According to another exemplary embodiment (not shown) of the invention, the solid portion 3 of the gasket 1 may be provided with a reinforcing region that complements the supporting protuberance 21 so as to prevent the gasket 1 from deforming by thermal expansion, as described in the French patent filed by the Applicant on 4 Jul. 2012 under the number 12 56390 and the content of which is incorporated by reference in the present application.

Specifically, the protuberance 21 prevents the gasket 1 from deforming in one direction and the reinforcing region limits, or eliminates, the deformation of said gasket 1 in the other direction. This reinforcing region may consist of an addition of material, for example in the form of a very thin metal strip which would be welded to the solid portion 3 of the gasket 1. It may also consist of a relief on the solid portion 3 of the gasket 1, made by stamping, this relief preferably being able to be similar to a rib.

The added metal strip or the rib extends notably parallel to the rotary pin 12 of the flap 10 and is located at the solid portion 3 of the gasket bordering the opening 6. The contact interface between the supporting protuberance 21 and the solid portion 3 of the gasket 1 may overlap, at least partially, the reinforcing region, formed by the added metal strip or the rib, of said gasket 1.

Claims

1. An engine control valve having a body that delimits an internal duct and comprising: a flap mounted in a pivoting manner by way of a pin, said flap comprising a first part and being able to pivot between an open position allowing gas to pass through the duct and a closed position preventing this passage and in which the flap comes into contact with a gasket inserted between two elements of the body of the valve,said gasket having an external contour that externally surrounds the external contour of the flap and said gasket comprising an opening and a solid portion, said first part closing off the opening in the gasket when the flap is in a closed position,one of the two elements of the body being provided with a supporting protuberance that is positioned in the valve so as to be in contact with the solid portion of the gasket,the flap comprising a second part that is separated from the first part by the pin of the flap, said second part being flush with the solid portion when the flap is in a closed position.

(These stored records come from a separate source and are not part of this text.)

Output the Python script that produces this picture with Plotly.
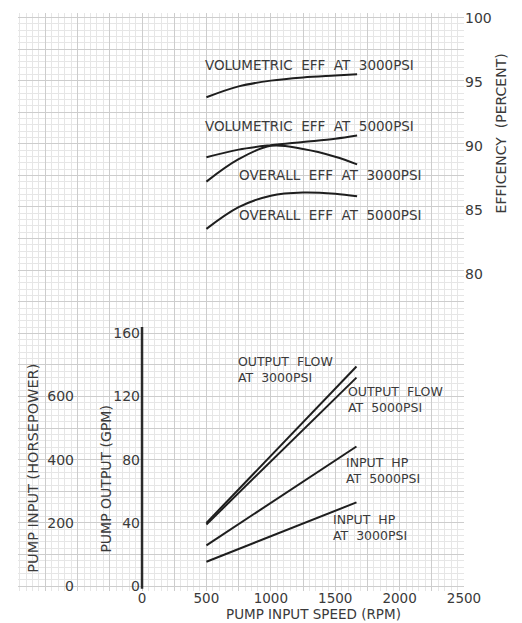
import plotly.graph_objects as go

# ---------------- data ----------------
rpm_eff = [500, 750, 1000, 1250, 1500, 1670]
vol_eff_3000 = [93.8, 94.65, 95.1, 95.35, 95.5, 95.6]
vol_eff_5000 = [89.1, 89.7, 90.05, 90.3, 90.55, 90.8]
ovr_eff_3000 = [87.2, 88.95, 90.0, 89.75, 89.15, 88.55]
ovr_eff_5000 = [83.5, 85.2, 86.1, 86.35, 86.25, 86.05]

rpm_lin = [500, 1665]
flow_3000 = [40, 139]
flow_5000 = [39, 132]
hp_5000 = [129, 442]
hp_3000 = [77, 265]

x_ticks = [0, 500, 1000, 1500, 2000, 2500]
gpm_ticks = [0, 40, 80, 120, 160]
hp_ticks = [0, 200, 400, 600]
eff_ticks = [80, 85, 90, 95, 100]

# ---------------- layout geometry ----------------
W, H = 522, 623
L, R, T, B = 18, 58, 10, 32
X_RANGE = [-963, 2500]
GPM_RANGE = [-3.1, 362.8]
HP_RANGE = [GPM_RANGE[0] * 5, GPM_RANGE[1] * 5]
EFF_RANGE = [55.17, 100.39]

pw, ph = W - L - R, H - T - B


def px(xp):
    return (xp - L) / pw


def py(yp):
    return (H - B - yp) / ph


FONT = "DejaVu Sans"
TXT = "#3a3a3a"
LINE = "#1e1e1e"

fig = go.Figure()

for ys in (vol_eff_3000, vol_eff_5000, ovr_eff_3000, ovr_eff_5000):
    fig.add_trace(go.Scatter(x=rpm_eff, y=ys, mode="lines", yaxis="y2",
                             line=dict(color=LINE, width=2, shape="spline", smoothing=1.0),
                             showlegend=False, hoverinfo="skip"))

for ys in (flow_3000, flow_5000):
    fig.add_trace(go.Scatter(x=rpm_lin, y=ys, mode="lines", yaxis="y",
                             line=dict(color=LINE, width=2), showlegend=False, hoverinfo="skip"))
for ys in (hp_5000, hp_3000):
    fig.add_trace(go.Scatter(x=rpm_lin, y=ys, mode="lines", yaxis="y3",
                             line=dict(color=LINE, width=2), showlegend=False, hoverinfo="skip"))

# grid tick arrays (graph paper)
grid_x = list(range(-750, 2501, 250))
grid_x_text = [str(v) if v in x_ticks else "" for v in grid_x]
grid_x_minor = [v for v in range(-950, 2501, 50) if v % 250 != 0]
grid_y = list(range(0, 361, 20))
grid_y_text = [str(v) if v in gpm_ticks else "" for v in grid_y]
grid_y_minor = [v for v in range(0, 363, 4) if v % 20 != 0]

tickfont = dict(family=FONT, size=14, color=TXT)

fig.update_layout(
    width=W, height=H,
    margin=dict(l=L, r=R, t=T, b=B),
    paper_bgcolor="white", plot_bgcolor="white",
    showlegend=False,
    xaxis=dict(range=X_RANGE, domain=[0, 1], tickmode="array", tickvals=grid_x,
               ticktext=grid_x_text, showgrid=True, gridcolor="#cdcdcd", gridwidth=1,
               zeroline=False, showline=False, ticks="", tickfont=dict(family=FONT, size=13.5, color=TXT),
               ticklabelstandoff=-3,
               minor=dict(tickmode="array", tickvals=grid_x_minor, showgrid=True,
                          gridcolor="#e6e6e6", gridwidth=1, ticks="")),
    yaxis=dict(range=GPM_RANGE, anchor="free", position=px(142), side="left",
               tickmode="array", tickvals=grid_y, ticktext=grid_y_text,
               showgrid=True, gridcolor="#cdcdcd", gridwidth=1, zeroline=False,
               showline=False, ticks="", tickfont=tickfont, ticklabelstandoff=2,
               minor=dict(tickmode="array", tickvals=grid_y_minor, showgrid=True,
                          gridcolor="#e6e6e6", gridwidth=1, ticks="")),
    yaxis2=dict(range=EFF_RANGE, overlaying="y", side="right", anchor="x",
                tickmode="array", tickvals=eff_ticks, showgrid=False, zeroline=False,
                showline=False, ticks="", tickfont=tickfont),
    yaxis3=dict(range=HP_RANGE, overlaying="y", side="left", anchor="free",
                position=px(74), tickmode="array", tickvals=hp_ticks, showgrid=False,
                zeroline=False, showline=False, ticks="", tickfont=tickfont),
)

# main vertical axis line (pump output axis at 0 rpm)
fig.add_shape(type="line", xref="x", yref="y", x0=0, x1=0, y0=GPM_RANGE[0] + 1.5, y1=164,
              line=dict(color="#2a2a2a", width=2.5))

NB = "\u00a0"


def lab(text, left, cy, size=13.5):
    fig.add_annotation(text=text.replace("  ", NB + NB), xref="paper", yref="paper",
                       x=px(left), y=py(cy), xanchor="left", yanchor="middle",
                       showarrow=False, align="left",
                       font=dict(family=FONT, size=size, color=TXT))


lab("VOLUMETRIC  EFF  AT  3000PSI", 203, 62)
lab("VOLUMETRIC  EFF  AT  5000PSI", 203, 124)
lab("OVERALL  EFF  AT  3000PSI", 237, 173)
lab("OVERALL  EFF  AT  5000PSI", 237, 213)
lab("OUTPUT  FLOW<br>AT  3000PSI", 236, 368, 12.5)
lab("OUTPUT  FLOW<br>AT  5000PSI", 346, 399, 12.5)
lab("INPUT  HP<br>AT  5000PSI", 344, 470, 12.5)
lab("INPUT  HP<br>AT  3000PSI", 331, 527, 12.5)


def title(text, cx, cy, angle=0, size=14):
    fig.add_annotation(text=text, xref="paper", yref="paper", x=px(cx), y=py(cy),
                       xanchor="center", yanchor="middle", textangle=angle,
                       showarrow=False, font=dict(family=FONT, size=size, color=TXT))


title("PUMP" + NB + "INPUT" + NB + "SPEED" + NB + "(RPM)", 313, 614, 0, 13.5)
title("PUMP" + NB + "INPUT" + NB + "(HORSEPOWER)", 33, 468, -90, 14.5)
title("PUMP" + NB + "OUTPUT" + NB + "(GPM)", 106, 479, -90)
title("EFFICENCY" + NB + NB + "(PERCENT)", 501, 131, -90)

fig.write_html("out.html")
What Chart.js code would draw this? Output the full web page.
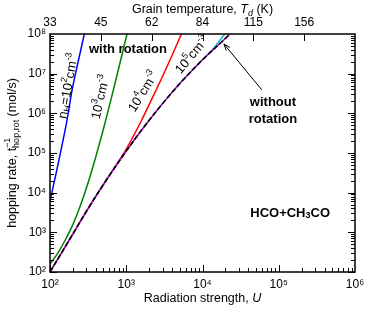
<!DOCTYPE html>
<html>
<head>
<meta charset="utf-8">
<script src="https://cdn.jsdelivr.net/npm/chart.js@4.4.1/dist/chart.umd.min.js"></script>
<style>
  html, body { margin: 0; padding: 0; background: #fff; }
</style>
</head>
<body>
<canvas id="chart" width="373" height="309"></canvas>
<script>
// values (U = radiation strength, rate in mol/s)
const blueU = [100, 117.5, 139.6, 166, 195, 234, 282];
const blueRate = [6.17e3, 2.51e4, 1.2e5, 6.31e5, 3.89e6, 2.0e7, 1.0e8];

const greenU = [100, 126, 158, 200, 251, 316, 398, 501, 631, 794, 1023];
const greenRate = [158, 295, 631, 1585, 4786, 1.78e4, 7.94e4, 3.98e5, 2.24e6, 1.35e7, 1.0e8];

const redU = [100, 178, 316, 562, 794, 1000, 1259, 1585, 1995, 2512, 3162, 3981, 5012, 5309];
const redRate = [100, 631, 3980, 2.24e4, 6.17e4, 1.26e5, 2.82e5, 6.61e5, 1.66e6, 4.17e6, 1.07e7, 2.88e7, 7.94e7, 1.0e8];

const cyanU = [100, 178, 316, 562, 1000, 1778, 3162, 5623, 1e4, 1.413e4, 1.95e4];
const cyanRate = [100, 631, 3980, 2.24e4, 1.12e5, 5.01e5, 2.0e6, 7.08e6, 2.24e7, 4.47e7, 1.0e8];

const magentaU = [100, 178, 316, 562, 1000, 1778, 3162, 5623, 1e4, 1.778e4, 2.29e4];
const magentaRate = [100, 631, 3980, 2.24e4, 1.12e5, 5.01e5, 2.0e6, 7.08e6, 2.24e7, 6.31e7, 1.0e8];

const noRotU = [100, 178, 316, 562, 1000, 1778, 3162, 5623, 1e4, 1.778e4, 2.29e4];
const noRotRate = [100, 631, 3980, 2.24e4, 1.12e5, 5.01e5, 2.0e6, 7.08e6, 2.24e7, 6.31e7, 1.0e8];

// axis ticks
const uDecades = [2, 3, 4, 5, 6];
const rateDecades = [2, 3, 4, 5, 6, 7, 8];
const minorSteps = [1, 2, 3, 4, 5, 6, 7, 8, 9];
const tempLabels = ["33", "45", "62", "84", "115", "156"];
const tempTickU = [100, 464, 2154, 1e4, 46416, 215443];

const FONT = "'Liberation Sans', Arial, sans-serif";
const SUP = { "0": "\u2070", "1": "\u00b9", "2": "\u00b2", "3": "\u00b3", "4": "\u2074", "5": "\u2075", "6": "\u2076", "7": "\u2077", "8": "\u2078", "9": "\u2079" };

function pts(xs, ys) {
  return xs.map((x, i) => ({ x: x, y: ys[i] }));
}

function powLabel(v) {
  const e = Math.round(Math.log10(v));
  if (Math.abs(Math.log10(v) - e) > 1e-6) return "";
  return "10" + String(e).split("").map((c) => SUP[c]).join("");
}

// draws a run of text pieces: [text, size, dy, weight, keepX]
function drawRich(ctx, parts, x, y, align) {
  let total = 0;
  parts.forEach((p) => {
    ctx.font = (p[3] || "normal") + " " + p[1] + "px " + FONT;
    p.w = ctx.measureText(p[0]).width;
    if (!p[4]) total += p.w;
  });
  let cx = align === "center" ? x - total / 2 : align === "right" ? x - total : x;
  parts.forEach((p) => {
    ctx.font = (p[3] || "normal") + " " + p[1] + "px " + FONT;
    ctx.fillText(p[0], cx, y + p[2]);
    if (!p[4]) cx += p.w;
  });
}

const framePlugin = {
  id: "frame",
  afterDraw(chart) {
    const ctx = chart.ctx;
    const a = chart.chartArea;
    const xs = chart.scales.x;
    const ys = chart.scales.y;
    const xt = chart.scales.xTop;
    const P = (u, r) => [xs.getPixelForValue(u), ys.getPixelForValue(r)];

    ctx.save();
    ctx.fillStyle = "#000000";
    ctx.strokeStyle = "#000000";

    // inward tick marks, drawn as thin filled bars
    const L = Math.round(a.left), R = Math.round(a.right);
    const T = Math.round(a.top), B = Math.round(a.bottom);
    uDecades.slice(0, -1).forEach((e) => {
      minorSteps.forEach((m) => {
        const px = Math.round(xs.getPixelForValue(m * Math.pow(10, e)));
        const len = m === 1 ? 7 : 4;
        ctx.fillRect(px, B - len, 1, len);
      });
    });
    rateDecades.slice(0, -1).forEach((e) => {
      minorSteps.forEach((m) => {
        const py = Math.round(ys.getPixelForValue(m * Math.pow(10, e)));
        const len = m === 1 ? 7 : 4;
        ctx.fillRect(L, py, len, 1);
        ctx.fillRect(R - len, py, len, 1);
      });
    });
    tempTickU.forEach((u) => {
      const px = Math.round(xt.getPixelForValue(u));
      ctx.fillRect(px, T, 1, 7);
    });

    // frame
    ctx.lineWidth = 1.5;
    ctx.strokeRect(a.left, a.top, a.right - a.left, a.bottom - a.top);

    // axis titles
    ctx.textBaseline = "alphabetic";
    const cxm = (a.left + a.right) / 2;
    drawRich(ctx, [["Radiation strength, ", 12.5, 0], ["U", 12.5, 0, "italic"]], cxm, 302, "center");
    drawRich(ctx, [["Grain temperature, ", 12.5, 0], ["T", 12.5, 0, "italic"], ["d", 9, 3, "italic"], [" (K)", 12.5, 0]], cxm, 13, "center");

    ctx.save();
    ctx.translate(16, (a.top + a.bottom) / 2);
    ctx.rotate(-Math.PI / 2);
    drawRich(ctx, [
      ["hopping rate, t", 12.5, 0],
      ["\u22121", 9, -6, "normal", true],
      ["hop,rot", 9, 3],
      [" (mol/s)", 12.5, 0]
    ], 0, 0, "center");
    ctx.restore();

    // curve labels, rotated along the lines
    const labels = [
      { at: [175, 4.9e6], ang: -80, parts: [["n", 13, 0], ["H", 9, 3], ["=10", 13, 0], ["2", 9, -5], ["cm", 13, 0], ["-3", 9, -5]] },
      { at: [467, 2.57e6], ang: -77, parts: [["10", 13, 0], ["3", 9, -5], ["cm", 13, 0], ["-3", 9, -5]] },
      { at: [1683, 3.47e6], ang: -58, parts: [["10", 13, 0], ["4", 9, -5], ["cm", 13, 0], ["-3", 9, -5]] },
      { at: [7396, 2.95e7], ang: -50, parts: [["10", 13, 0], ["5", 9, -5], ["cm", 13, 0], ["-3", 9, -5]] }
    ];
    ctx.textBaseline = "middle";
    labels.forEach((l) => {
      const q = P(l.at[0], l.at[1]);
      ctx.save();
      ctx.translate(q[0], q[1]);
      ctx.rotate((l.ang * Math.PI) / 180);
      drawRich(ctx, l.parts, 0, 0, "center");
      ctx.restore();
    });

    // bold notes
    let q = P(1054, 4.2e7);
    drawRich(ctx, [["with rotation", 13, 0, "bold"]], q[0], q[1], "center");
    q = P(8.4e4, 1.93e6);
    drawRich(ctx, [["without", 13, 0, "bold"]], q[0], q[1], "center");
    q = P(8.4e4, 7.2e5);
    drawRich(ctx, [["rotation", 13, 0, "bold"]], q[0], q[1], "center");
    q = P(1.41e5, 3.07e3);
    drawRich(ctx, [["HCO+CH", 13, 0, "bold"], ["3", 9, 3, "bold"], ["CO", 13, 0, "bold"]], q[0], q[1], "center");

    // arrow to the no-rotation curve
    const t0 = P(6.0e4, 3.9e6);
    const t1 = P(1.91e4, 5.6e7);
    const ang = Math.atan2(t1[1] - t0[1], t1[0] - t0[0]);
    ctx.lineWidth = 1;
    ctx.beginPath();
    ctx.moveTo(t0[0], t0[1]);
    ctx.lineTo(t1[0], t1[1]);
    ctx.moveTo(t1[0] - 7 * Math.cos(ang - 0.35), t1[1] - 7 * Math.sin(ang - 0.35));
    ctx.lineTo(t1[0], t1[1]);
    ctx.lineTo(t1[0] - 7 * Math.cos(ang + 0.35), t1[1] - 7 * Math.sin(ang + 0.35));
    ctx.stroke();

    ctx.restore();
  }
};

function line(data, color, extra) {
  return Object.assign({
    data: data,
    borderColor: color,
    borderWidth: 1.5,
    pointRadius: 0,
    fill: false,
    tension: 0.35,
    xAxisID: "x",
    yAxisID: "y"
  }, extra || {});
}

// first dataset is painted last, so the dashed no-rotation line goes first
new Chart(document.getElementById("chart"), {
  type: "line",
  data: {
    datasets: [
      line(pts(noRotU, noRotRate), "#000000", { borderDash: [5, 2.5] }),
      line(pts(magentaU, magentaRate), "#c000c0"),
      line(pts(cyanU, cyanRate), "#00c0c0"),
      line(pts(redU, redRate), "#ff0000"),
      line(pts(greenU, greenRate), "#008000"),
      line(pts(blueU, blueRate), "#0000ff")
    ]
  },
  options: {
    responsive: false,
    animation: false,
    events: [],
    layout: { padding: { top: 0, left: 0, right: 18, bottom: 0 } },
    plugins: { legend: { display: false }, tooltip: { enabled: false } },
    scales: {
      x: {
        type: "logarithmic",
        position: "bottom",
        min: 100,
        max: 1e6,
        grid: { display: false, drawTicks: false },
        border: { display: false },
        afterBuildTicks: (s) => { s.ticks = uDecades.map((e) => ({ value: Math.pow(10, e), major: true })); },
        ticks: { autoSkip: false, maxRotation: 0, padding: 5, color: "#000", font: { family: FONT, size: 12 }, callback: (v) => powLabel(v) },
        afterFit: (s) => { s.height = 37; }
      },
      xTop: {
        type: "logarithmic",
        position: "top",
        min: 100,
        max: 1e6,
        grid: { display: false, drawTicks: false },
        border: { display: false },
        afterBuildTicks: (s) => { s.ticks = tempTickU.map((u) => ({ value: u })); },
        ticks: { autoSkip: false, maxRotation: 0, padding: 4, color: "#000", font: { family: FONT, size: 12 }, callback: (v, i) => tempLabels[i] },
        afterFit: (s) => { s.height = 34; }
      },
      y: {
        type: "logarithmic",
        position: "left",
        min: 100,
        max: 1e8,
        grid: { display: false, drawTicks: false },
        border: { display: false },
        afterBuildTicks: (s) => { s.ticks = rateDecades.map((e) => ({ value: Math.pow(10, e), major: true })); },
        ticks: { autoSkip: false, padding: 4, color: "#000", font: { family: FONT, size: 12 }, callback: (v) => powLabel(v) },
        afterFit: (s) => { s.width = 50; }
      }
    }
  },
  plugins: [framePlugin]
});
</script>
</body>
</html>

2. The valve as claimed in claim 1, wherein the gasket is inserted between the two elements of the body at a peripheral region of said gasket.

3. The valve as claimed in claim 1, wherein the supporting protuberance protrudes from the element of the body so as to be perpendicular to the plane defined by the solid portion of the gasket.

4. The valve as claimed in claim 1, wherein the supporting protuberance extends parallel to the rotary pin of the flap.

5. The valve as claimed in claim 4, wherein the protuberance extends along a length of between 50% and 100% of the total length of the rotary pin.

6. The valve as claimed in claim 1, wherein the region of the solid portion of the gasket which is in contact with the supporting protuberance is a region which borders the opening in said gasket.

7. The valve as claimed in claim 1, wherein the solid portion of the gasket is provided with a reinforcing region intended to stiffen said portion such that it does not deform by thermal expansion.

8. The valve as claimed in claim 1, wherein the end of the supporting protuberance which is in contact with the solid portion of the gasket is flat.

9. The valve as claimed in claim 1, wherein the protuberance comes into contact with the solid portion of the gasket without causing any deformation of said portion.

10. The valve as claimed in claim 1, wherein the contact between the supporting protuberance and the solid portion of the gasket is made at that face of the gasket that is opposite the one with which the second part of the flap is flush when said flap is in a closed position.

11. The valve as claimed in claim 1, wherein the protuberance is made in one piece with said element of the body, a part of this element defining a part of the duct and another part of this element defining a part of the external surface of the body.